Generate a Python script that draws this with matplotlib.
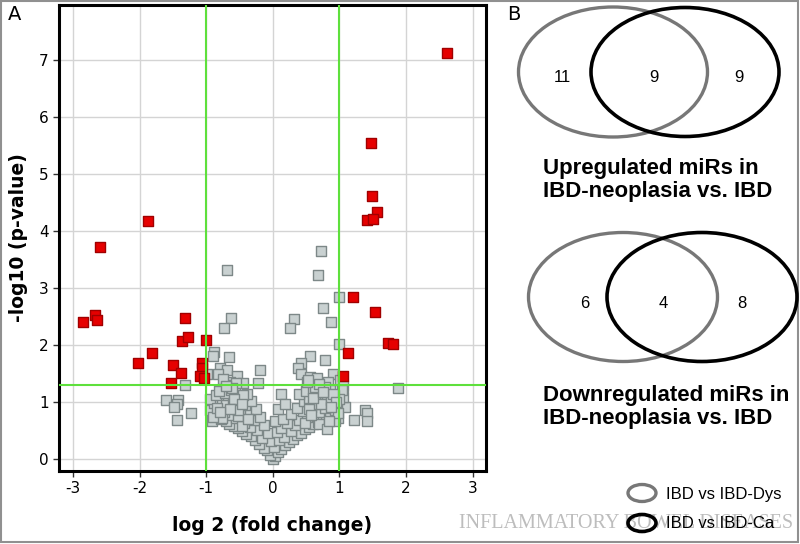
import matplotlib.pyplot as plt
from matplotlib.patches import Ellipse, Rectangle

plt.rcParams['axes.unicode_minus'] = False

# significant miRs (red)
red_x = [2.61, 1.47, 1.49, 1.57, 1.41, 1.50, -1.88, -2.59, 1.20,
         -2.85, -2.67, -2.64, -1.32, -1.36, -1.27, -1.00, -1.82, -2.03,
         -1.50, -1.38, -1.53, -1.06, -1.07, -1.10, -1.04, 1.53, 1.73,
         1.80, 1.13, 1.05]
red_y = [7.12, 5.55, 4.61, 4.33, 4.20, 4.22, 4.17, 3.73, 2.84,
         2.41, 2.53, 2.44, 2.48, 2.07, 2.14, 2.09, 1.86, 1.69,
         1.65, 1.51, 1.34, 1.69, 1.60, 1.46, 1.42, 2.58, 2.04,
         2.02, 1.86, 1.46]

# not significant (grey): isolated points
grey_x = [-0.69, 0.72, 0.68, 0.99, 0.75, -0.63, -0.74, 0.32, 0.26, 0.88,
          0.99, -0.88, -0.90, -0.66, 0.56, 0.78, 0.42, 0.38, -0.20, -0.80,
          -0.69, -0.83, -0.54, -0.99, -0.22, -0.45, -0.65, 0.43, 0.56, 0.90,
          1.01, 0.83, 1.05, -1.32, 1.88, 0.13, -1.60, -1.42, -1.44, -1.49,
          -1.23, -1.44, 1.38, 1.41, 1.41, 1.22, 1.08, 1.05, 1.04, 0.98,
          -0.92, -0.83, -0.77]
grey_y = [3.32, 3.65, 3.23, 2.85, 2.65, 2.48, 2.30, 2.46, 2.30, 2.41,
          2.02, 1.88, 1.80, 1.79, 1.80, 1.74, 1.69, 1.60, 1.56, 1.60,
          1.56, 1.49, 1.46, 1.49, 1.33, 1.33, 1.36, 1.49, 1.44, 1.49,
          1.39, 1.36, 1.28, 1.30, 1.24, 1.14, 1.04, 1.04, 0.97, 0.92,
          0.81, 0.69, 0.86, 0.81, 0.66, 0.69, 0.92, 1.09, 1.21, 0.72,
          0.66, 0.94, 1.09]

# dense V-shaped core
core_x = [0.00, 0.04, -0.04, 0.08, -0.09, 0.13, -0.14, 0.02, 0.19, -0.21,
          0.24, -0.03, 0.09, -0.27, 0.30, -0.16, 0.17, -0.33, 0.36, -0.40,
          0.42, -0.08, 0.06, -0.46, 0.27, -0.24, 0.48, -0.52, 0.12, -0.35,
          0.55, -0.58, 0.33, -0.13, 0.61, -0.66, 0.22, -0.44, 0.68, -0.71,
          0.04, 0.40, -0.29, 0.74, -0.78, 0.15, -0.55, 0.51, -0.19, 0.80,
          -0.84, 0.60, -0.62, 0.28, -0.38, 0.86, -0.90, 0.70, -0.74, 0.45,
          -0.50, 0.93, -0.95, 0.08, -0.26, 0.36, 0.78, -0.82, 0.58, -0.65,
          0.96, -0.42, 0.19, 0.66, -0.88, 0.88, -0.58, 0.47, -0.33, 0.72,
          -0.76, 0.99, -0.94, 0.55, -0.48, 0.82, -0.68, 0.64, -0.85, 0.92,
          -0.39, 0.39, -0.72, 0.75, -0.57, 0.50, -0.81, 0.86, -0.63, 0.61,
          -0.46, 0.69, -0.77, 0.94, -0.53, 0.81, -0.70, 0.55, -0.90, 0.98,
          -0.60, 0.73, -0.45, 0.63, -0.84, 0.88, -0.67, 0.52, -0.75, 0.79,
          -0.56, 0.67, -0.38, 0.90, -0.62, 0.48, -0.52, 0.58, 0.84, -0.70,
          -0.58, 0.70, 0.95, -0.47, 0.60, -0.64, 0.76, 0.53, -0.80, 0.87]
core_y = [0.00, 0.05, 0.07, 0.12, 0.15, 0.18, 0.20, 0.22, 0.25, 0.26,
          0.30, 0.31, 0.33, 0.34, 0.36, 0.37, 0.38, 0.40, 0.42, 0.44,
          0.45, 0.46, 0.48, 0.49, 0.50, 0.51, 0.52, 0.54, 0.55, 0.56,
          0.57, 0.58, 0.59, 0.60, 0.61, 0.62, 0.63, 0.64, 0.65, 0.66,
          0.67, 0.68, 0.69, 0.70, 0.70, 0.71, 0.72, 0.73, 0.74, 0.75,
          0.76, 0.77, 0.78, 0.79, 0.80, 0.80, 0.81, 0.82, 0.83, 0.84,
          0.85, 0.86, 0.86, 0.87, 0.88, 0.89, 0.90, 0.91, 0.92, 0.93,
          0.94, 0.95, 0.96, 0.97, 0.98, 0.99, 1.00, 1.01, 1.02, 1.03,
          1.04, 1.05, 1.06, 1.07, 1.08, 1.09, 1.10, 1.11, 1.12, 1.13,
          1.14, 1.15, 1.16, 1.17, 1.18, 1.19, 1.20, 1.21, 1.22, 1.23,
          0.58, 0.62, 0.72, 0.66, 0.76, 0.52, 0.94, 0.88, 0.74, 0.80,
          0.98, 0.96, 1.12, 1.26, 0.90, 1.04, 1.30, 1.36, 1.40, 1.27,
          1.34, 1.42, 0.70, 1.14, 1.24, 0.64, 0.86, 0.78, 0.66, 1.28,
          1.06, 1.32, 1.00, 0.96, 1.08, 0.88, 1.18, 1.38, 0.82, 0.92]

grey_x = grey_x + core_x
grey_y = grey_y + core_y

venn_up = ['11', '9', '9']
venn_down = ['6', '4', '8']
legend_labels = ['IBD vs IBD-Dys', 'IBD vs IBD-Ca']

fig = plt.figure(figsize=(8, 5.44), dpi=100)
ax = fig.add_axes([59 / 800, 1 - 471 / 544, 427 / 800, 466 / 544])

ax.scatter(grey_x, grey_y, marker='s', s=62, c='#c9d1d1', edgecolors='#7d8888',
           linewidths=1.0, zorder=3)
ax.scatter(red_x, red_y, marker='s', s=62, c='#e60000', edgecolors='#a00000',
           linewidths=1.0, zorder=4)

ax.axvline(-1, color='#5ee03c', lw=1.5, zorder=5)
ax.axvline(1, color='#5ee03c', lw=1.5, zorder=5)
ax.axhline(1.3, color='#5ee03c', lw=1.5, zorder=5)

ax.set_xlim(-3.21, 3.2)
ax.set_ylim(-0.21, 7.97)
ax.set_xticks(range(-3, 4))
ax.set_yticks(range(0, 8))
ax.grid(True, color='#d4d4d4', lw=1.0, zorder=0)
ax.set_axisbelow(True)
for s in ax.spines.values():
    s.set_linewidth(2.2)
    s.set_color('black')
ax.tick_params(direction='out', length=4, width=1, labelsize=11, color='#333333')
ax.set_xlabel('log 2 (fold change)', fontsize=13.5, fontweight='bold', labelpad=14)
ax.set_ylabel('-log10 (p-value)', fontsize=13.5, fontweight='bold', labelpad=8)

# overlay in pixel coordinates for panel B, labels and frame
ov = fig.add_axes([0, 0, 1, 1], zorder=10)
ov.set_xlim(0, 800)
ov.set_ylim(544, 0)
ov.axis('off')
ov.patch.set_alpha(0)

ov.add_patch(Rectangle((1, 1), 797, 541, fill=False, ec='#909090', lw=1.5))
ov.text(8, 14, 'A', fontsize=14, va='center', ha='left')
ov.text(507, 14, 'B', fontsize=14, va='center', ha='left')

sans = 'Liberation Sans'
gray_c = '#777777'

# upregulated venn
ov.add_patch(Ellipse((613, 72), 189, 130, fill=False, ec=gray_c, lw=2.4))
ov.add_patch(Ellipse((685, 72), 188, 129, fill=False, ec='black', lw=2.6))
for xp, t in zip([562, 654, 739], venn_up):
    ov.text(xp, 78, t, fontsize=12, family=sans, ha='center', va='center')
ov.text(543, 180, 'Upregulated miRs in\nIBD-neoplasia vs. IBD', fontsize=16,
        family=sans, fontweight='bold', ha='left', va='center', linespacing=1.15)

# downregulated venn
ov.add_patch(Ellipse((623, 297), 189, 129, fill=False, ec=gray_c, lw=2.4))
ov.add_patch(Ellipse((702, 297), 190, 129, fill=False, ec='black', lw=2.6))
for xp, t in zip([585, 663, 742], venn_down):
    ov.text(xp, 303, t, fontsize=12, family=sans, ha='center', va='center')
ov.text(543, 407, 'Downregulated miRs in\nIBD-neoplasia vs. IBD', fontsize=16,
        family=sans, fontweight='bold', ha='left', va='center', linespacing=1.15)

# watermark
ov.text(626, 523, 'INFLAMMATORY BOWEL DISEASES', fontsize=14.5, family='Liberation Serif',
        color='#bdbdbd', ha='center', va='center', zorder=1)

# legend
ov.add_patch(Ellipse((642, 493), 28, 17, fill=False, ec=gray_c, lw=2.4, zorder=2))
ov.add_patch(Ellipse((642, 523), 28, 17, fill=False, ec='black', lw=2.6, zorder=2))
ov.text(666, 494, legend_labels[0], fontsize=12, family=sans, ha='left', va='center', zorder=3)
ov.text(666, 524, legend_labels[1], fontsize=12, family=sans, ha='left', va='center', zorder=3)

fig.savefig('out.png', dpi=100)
---
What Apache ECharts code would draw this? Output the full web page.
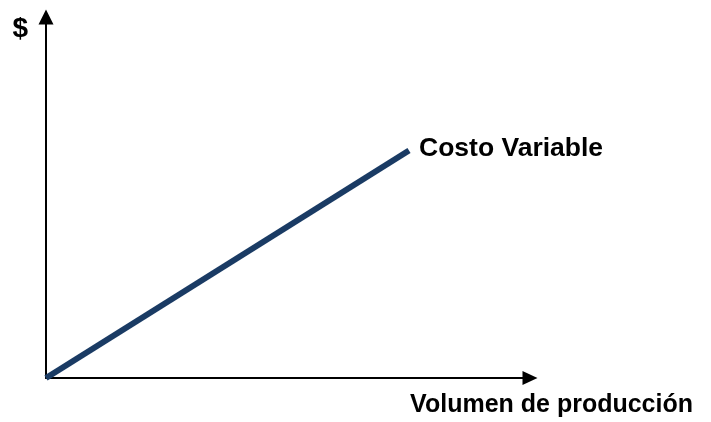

Written task: Omit all pictures and repeat exactly the lines from the one containing "Generate a Python" through the one containing "0.66, 0.94, 1.09]", ends included, with nothing added.

Answer to this problem:
Generate a Python script that draws this with matplotlib.
import matplotlib.pyplot as plt
from matplotlib.patches import Ellipse, Rectangle

plt.rcParams['axes.unicode_minus'] = False

# significant miRs (red)
red_x = [2.61, 1.47, 1.49, 1.57, 1.41, 1.50, -1.88, -2.59, 1.20,
         -2.85, -2.67, -2.64, -1.32, -1.36, -1.27, -1.00, -1.82, -2.03,
         -1.50, -1.38, -1.53, -1.06, -1.07, -1.10, -1.04, 1.53, 1.73,
         1.80, 1.13, 1.05]
red_y = [7.12, 5.55, 4.61, 4.33, 4.20, 4.22, 4.17, 3.73, 2.84,
         2.41, 2.53, 2.44, 2.48, 2.07, 2.14, 2.09, 1.86, 1.69,
         1.65, 1.51, 1.34, 1.69, 1.60, 1.46, 1.42, 2.58, 2.04,
         2.02, 1.86, 1.46]

# not significant (grey): isolated points
grey_x = [-0.69, 0.72, 0.68, 0.99, 0.75, -0.63, -0.74, 0.32, 0.26, 0.88,
          0.99, -0.88, -0.90, -0.66, 0.56, 0.78, 0.42, 0.38, -0.20, -0.80,
          -0.69, -0.83, -0.54, -0.99, -0.22, -0.45, -0.65, 0.43, 0.56, 0.90,
          1.01, 0.83, 1.05, -1.32, 1.88, 0.13, -1.60, -1.42, -1.44, -1.49,
          -1.23, -1.44, 1.38, 1.41, 1.41, 1.22, 1.08, 1.05, 1.04, 0.98,
          -0.92, -0.83, -0.77]
grey_y = [3.32, 3.65, 3.23, 2.85, 2.65, 2.48, 2.30, 2.46, 2.30, 2.41,
          2.02, 1.88, 1.80, 1.79, 1.80, 1.74, 1.69, 1.60, 1.56, 1.60,
          1.56, 1.49, 1.46, 1.49, 1.33, 1.33, 1.36, 1.49, 1.44, 1.49,
          1.39, 1.36, 1.28, 1.30, 1.24, 1.14, 1.04, 1.04, 0.97, 0.92,
          0.81, 0.69, 0.86, 0.81, 0.66, 0.69, 0.92, 1.09, 1.21, 0.72,
          0.66, 0.94, 1.09]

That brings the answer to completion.